Over the past couple of months, I have been working with a client who is focused on transforming the organizational culture of their workplace. The goal was to transform into a more communicative and transparent environment.  The process started by completing many leadership discussions, employee focus groups, internal stakeholder interviews, and observations of interactions. Then we developed a set of recommendations to be implemented immediately, over the next few months, and ongoing.

Implementing Change

To my surprise, on a recent visit to the client site (only a couple of weeks after starting the engagement), the leader expressed frustration. She didn’t see an immediate impact from some of the interventions we introduced.  Rather than becoming dismayed or matching her frustration with my own frustration, I used the conversation as a learning/teaching opportunity to discuss the non-linear nature of organizational change. How, in our pursuit of organizational change (in this case, organizational culture change), we should never expect a path that is direct, smooth, or fast.

We should expect the route to be somewhat convoluted, occasionally repetitive, and even seemingly off-track at times. But, as long as we have defined objectives, an understanding of scope, and metrics (to the extent we can define them), we can point to directional correctness in relation to the big picture.  For me, this is at the essence of the non-linear nature of change.

Sustainable change does not occur overnight.

Neither the term “non-linear nature of change”, nor the topic as a discussion point is new.

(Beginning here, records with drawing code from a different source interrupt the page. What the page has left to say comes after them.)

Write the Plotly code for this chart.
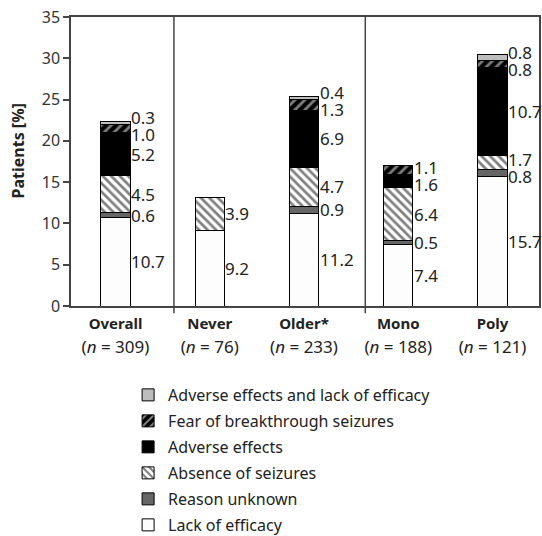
import plotly.graph_objects as go

categories = ["Overall", "Never", "Older*", "Mono", "Poly"]
n_values = [309, 76, 233, 188, 121]

lack_of_efficacy = [10.7, 9.2, 11.2, 7.4, 15.7]
reason_unknown = [0.6, 0.0, 0.9, 0.5, 0.8]
absence_of_seizures = [4.5, 3.9, 4.7, 6.4, 1.7]
adverse_effects = [5.2, 0.0, 6.9, 1.6, 10.7]
fear_of_breakthrough = [1.0, 0.0, 1.3, 1.1, 0.8]
adverse_and_lack = [0.3, 0.0, 0.4, 0.0, 0.8]

y_ticks = [0, 5, 10, 15, 20, 25, 30, 35]

FONT = "Noto Sans"
series = [
    ("Lack of efficacy", lack_of_efficacy, dict(color="#fdfdfd")),
    ("Reason unknown", reason_unknown, dict(color="#666666")),
    ("Absence of seizures", absence_of_seizures,
     dict(color="white", pattern=dict(shape="\\", fgcolor="black", bgcolor="white",
                                      size=6, solidity=0.45, fillmode="overlay"))),
    ("Adverse effects", adverse_effects, dict(color="black")),
    ("Fear of breakthrough seizures", fear_of_breakthrough,
     dict(color="black", pattern=dict(shape="/", fgcolor="white", bgcolor="black",
                                      size=7, solidity=0.4, fillmode="overlay"))),
    ("Adverse effects and lack of efficacy", adverse_and_lack, dict(color="#bdbdbd")),
]

xs = list(range(len(categories)))
bar_w = 0.31
fig = go.Figure()
for i, (name, vals, mk) in enumerate(series):
    marker = dict(mk)
    marker["line"] = dict(color="black", width=1)
    fig.add_trace(go.Bar(x=xs, y=vals, name=name, width=bar_w, marker=marker,
                         legendgroup=f"g{i}", legendrank=1000 - i))

# value labels, spread to avoid overlap
min_gap = 2.05
annotations = []
for ci, x in enumerate(xs):
    base = 0.0
    items = []
    for name, vals, mk in series:
        v = vals[ci]
        if v > 0:
            items.append([base + v / 2, v])
        base += v
    for _ in range(20):
        for k in range(len(items) - 1):
            a, b = items[k], items[k + 1]
            if b[0] - a[0] < min_gap:
                m = (a[0] + b[0]) / 2
                a[0] = m - min_gap / 2
                b[0] = m + min_gap / 2
    for yv, v in items:
        annotations.append(dict(x=x + bar_w / 2, y=yv, text=f"{v:.1f}", showarrow=False,
                                xanchor="left", yanchor="middle", xshift=-1,
                                font=dict(family=FONT, size=17, color="#222")))

# y-axis title
annotations.append(dict(xref="paper", yref="paper", x=-0.113, y=0.535,
                        text="<b>Patients [%]</b>", textangle=-90, showarrow=False,
                        xanchor="center", yanchor="middle",
                        font=dict(family=FONT, size=16, color="#222")))

ticktext = [f"<span style='font-size:15px'><b>{c}</b></span><br>"
            f"<span style='font-size:17px'>(<i>n</i> = {n})</span>"
            for c, n in zip(categories, n_values)]

shapes = []
for xd in [0.62, 2.65]:
    shapes.append(dict(type="line", xref="x", yref="paper", x0=xd, x1=xd, y0=-0.025, y1=1,
                       line=dict(color="#444", width=1.5)))

fig.update_layout(
    barmode="stack",
    width=542, height=536,
    margin=dict(l=71, r=3, t=17, b=230, autoexpand=False),
    paper_bgcolor="white", plot_bgcolor="white",
    font=dict(family=FONT, color="#222"),
    annotations=annotations,
    shapes=shapes,
    showlegend=True,
    legend=dict(traceorder="grouped", tracegroupgap=2.2,
                x=0.122, xanchor="left", y=-0.249, yanchor="top",
                font=dict(family=FONT, size=16, color="#222"),
                bgcolor="rgba(0,0,0,0)"),
    xaxis=dict(range=[-0.472, 4.493], tickvals=xs, ticktext=ticktext, automargin=False,
               showline=True, linecolor="#444", linewidth=1.5, mirror=True,
               ticks="", showgrid=False, zeroline=False,
               tickfont=dict(family=FONT, size=18, color="#222")),
    yaxis=dict(range=[0, 35], tickvals=y_ticks, showline=True, linecolor="#444", automargin=False,
               linewidth=1.5, mirror=True, ticks="outside", ticklen=6, tickcolor="#444",
               tickwidth=1.5, showgrid=False, zeroline=False, ticklabeloverflow="allow",
               tickfont=dict(family=FONT, size=16, color="#333")),
)

fig.write_html("out.html", config={"displayModeBar": False},
               post_script="document.body.style.margin='0';document.body.style.overflow='hidden';")
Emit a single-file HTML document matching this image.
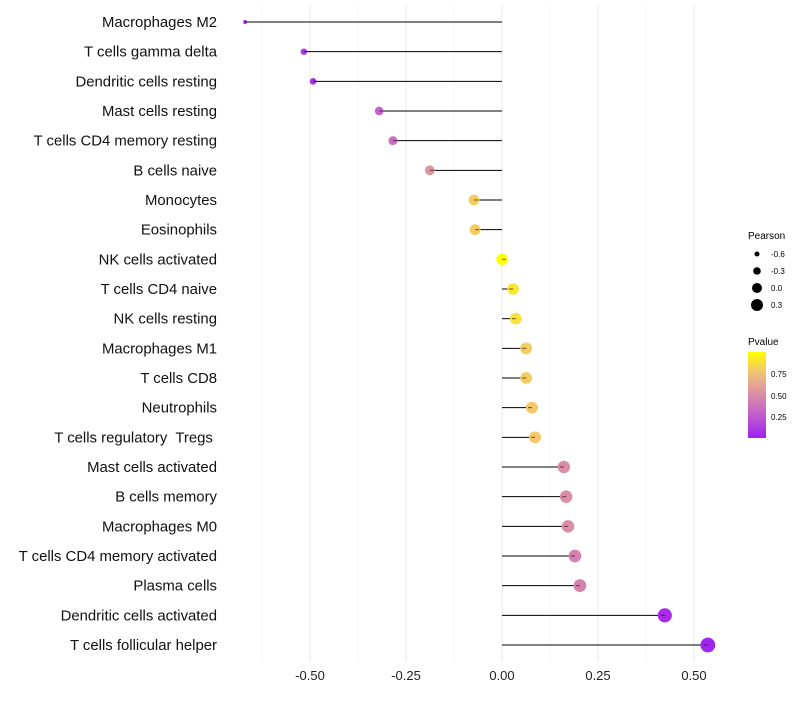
<!DOCTYPE html>
<html><head><meta charset="utf-8"><style>
body{margin:0;background:#fff;font-family:"Liberation Sans",sans-serif;}
svg text{font-family:"Liberation Sans",sans-serif;white-space:pre;}
</style></head><body>
<svg id="chart" width="800" height="700">
<defs><linearGradient id="pg" x1="0" y1="1" x2="0" y2="0">
<stop offset="0" stop-color="#A020F0"/><stop offset="0.25" stop-color="#BE5AD0"/><stop offset="0.5" stop-color="#DA8CA8"/><stop offset="0.75" stop-color="#F0C078"/><stop offset="1" stop-color="#FFFF00"/></linearGradient></defs>
<g id="grid"></g><g id="marks"></g><g id="labels"></g><g id="xaxis"></g>
<g>
<text x="748" y="239" font-size="10">Pearson</text>
<circle cx="757" cy="254" r="2.5" fill="#000"/><text x="771" y="257" font-size="8">-0.6</text>
<circle cx="757" cy="271" r="3.8" fill="#000"/><text x="771" y="274" font-size="8">-0.3</text>
<circle cx="757" cy="288" r="5" fill="#000"/><text x="771" y="291" font-size="8">0.0</text>
<circle cx="757" cy="305" r="6" fill="#000"/><text x="771" y="308" font-size="8">0.3</text>
</g>
<g>
<text x="748" y="345" font-size="10">Pvalue</text>
<rect x="748" y="352" width="18" height="86" fill="url(#pg)"/>
<text x="771" y="377" font-size="8">0.75</text>
<text x="771" y="399" font-size="8">0.50</text>
<text x="771" y="420" font-size="8">0.25</text>
</g>
</svg>
<script>
const categories=["Macrophages M2","T cells gamma delta","Dendritic cells resting","Mast cells resting","T cells CD4 memory resting","B cells naive","Monocytes","Eosinophils","NK cells activated","T cells CD4 naive","NK cells resting","Macrophages M1","T cells CD8","Neutrophils","T cells regulatory  Tregs ","Mast cells activated","B cells memory","Macrophages M0","T cells CD4 memory activated","Plasma cells","Dendritic cells activated","T cells follicular helper"];
const pearson=[-0.669,-0.516,-0.492,-0.320,-0.284,-0.188,-0.073,-0.070,0.0,0.029,0.036,0.063,0.063,0.078,0.086,0.161,0.167,0.172,0.190,0.203,0.424,0.536];
const pvalue=[0.05,0.1,0.1,0.3,0.35,0.55,0.8,0.8,1.0,0.9,0.88,0.8,0.8,0.78,0.78,0.5,0.5,0.5,0.45,0.45,0.05,0.02];
const xTicks=[-0.5,-0.25,0,0.25,0.5];
const xTickLabels=["-0.50","-0.25","0.00","0.25","0.50"];
const NS="http://www.w3.org/2000/svg";
const x=v=>502+v*384;
const y=i=>22+i*(623/21);
const rad=v=>Math.sqrt(Math.max(1.5,4+(v+0.669)*42));
const stops=[[0,[160,32,240]],[0.25,[190,90,208]],[0.5,[218,140,168]],[0.75,[240,192,120]],[1,[255,255,0]]];
function col(p){for(let k=1;k<stops.length;k++){if(p<=stops[k][0]){const a=stops[k-1],b=stops[k],t=(p-a[0])/(b[0]-a[0]);return "rgb("+a[1].map((c,j)=>Math.round(c+(b[1][j]-c)*t)).join(",")+")";}}return "rgb(255,255,0)";}
function mk(t,a,parent){const e=document.createElementNS(NS,t);for(const k in a)e.setAttribute(k,a[k]);document.getElementById(parent).appendChild(e);return e;}
const minor=[-0.625,-0.375,-0.125,0.125,0.375];
minor.forEach(v=>{const l=mk("line",{x1:x(v),x2:x(v),y1:5,y2:662,stroke:"#f2f2f2","stroke-width":0.6},"grid");

});
xTicks.forEach((v,i)=>{const l=mk("line",{x1:x(v),x2:x(v),y1:5,y2:662,stroke:"#ebebeb","stroke-width":1},"grid");


const t=mk("text",{x:x(v),y:680,"font-size":13,"text-anchor":"middle",fill:"#222"},"xaxis");t.textContent=xTickLabels[i];

});
categories.forEach((c,i)=>{
const t=mk("text",{x:217,y:y(i)+5,"font-size":14.9,"text-anchor":"end",fill:"#111","xml:space":"preserve"},"labels");t.textContent=c;


const l=mk("line",{x1:x(0),x2:x(pearson[i]),y1:y(i),y2:y(i),stroke:"#000","stroke-width":1},"marks");


const d=mk("circle",{cx:x(pearson[i]),cy:y(i),r:rad(pearson[i]),fill:col(pvalue[i])},"marks");


const l2=mk("line",{x1:x(pearson[i])-(pearson[i]>0?4:-4),x2:x(pearson[i]),y1:y(i),y2:y(i),stroke:"#000","stroke-width":1,opacity:0.6},"marks");


});
</script>
</body></html>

However, we must often remind clients of this concept to reassure them that their organizational change projects are, indeed, progressing.

The Non-Linear Organization

No specific developer has claimed the term ‘non-linear nature of change’.  As an organizational change management consultant at Accenture years ago, I first encountered this concept.  Many years later, I revisited the concept while working with my colleague and friend, Al Sullivan, founder of Inspirus Consulting.   Over the years, the concept has been discussed and explored by various researchers, scientists, and scholars across many different disciplines. Not just organizational change management. Researchers in fields such as physics, mathematics, biology, social sciences, and systems theory recognize that change often occurs in a non-linear or unpredictable manner.

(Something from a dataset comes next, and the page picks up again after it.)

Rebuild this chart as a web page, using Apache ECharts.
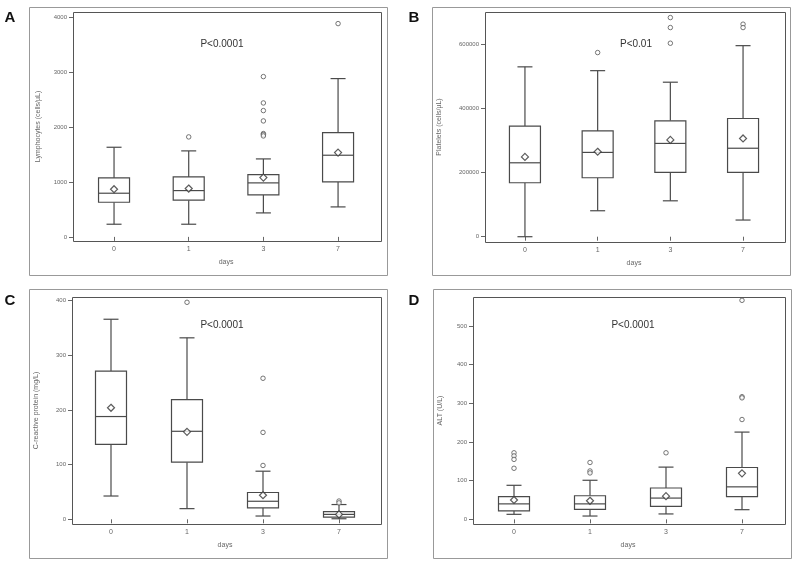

The path to the end result is rarely straight.

In the context of systems thinking, the idea of non-linear change is closely related to concepts such as complexity, feedback loops, and emergence and have been influential in fields like chaos theory, complexity science, and the study of complex adaptive systems.

Embrace the Change

For our client, it was a matter of pointing out the complexity of their workforce.  We responded to the departure of key team members. Then realigned misaligned schedules and vacations to expedite training rollout. Then finally, recalibrated metrics after reviewing additional stakeholder feedback. We must include all of these variables in our understanding of the route the project is taking and potentially the trajectory but not change our desired end goal.  In fact, I reframe this type of client “frustration” as a clear sign that they are eager to see results stemming from their investments in the change effort… and we must remind them that it may take just as long to root out detrimental organizational culture and behaviors as it took the organization to form them in the first place.  Sustainable change does not occur overnight.

It was a matter of pointing out the complexity of their workforce.

For my fellow organizational change practitioners and clients seeking long-term change within their respective teams and organizations, remember the path to the end result is rarely straight.  Each perceived setback, recalibration, or re-rerouting can result in a much stronger solution that has overcome obstacles to build tighter alignment and increased buy-in from those involved/impacted by the change.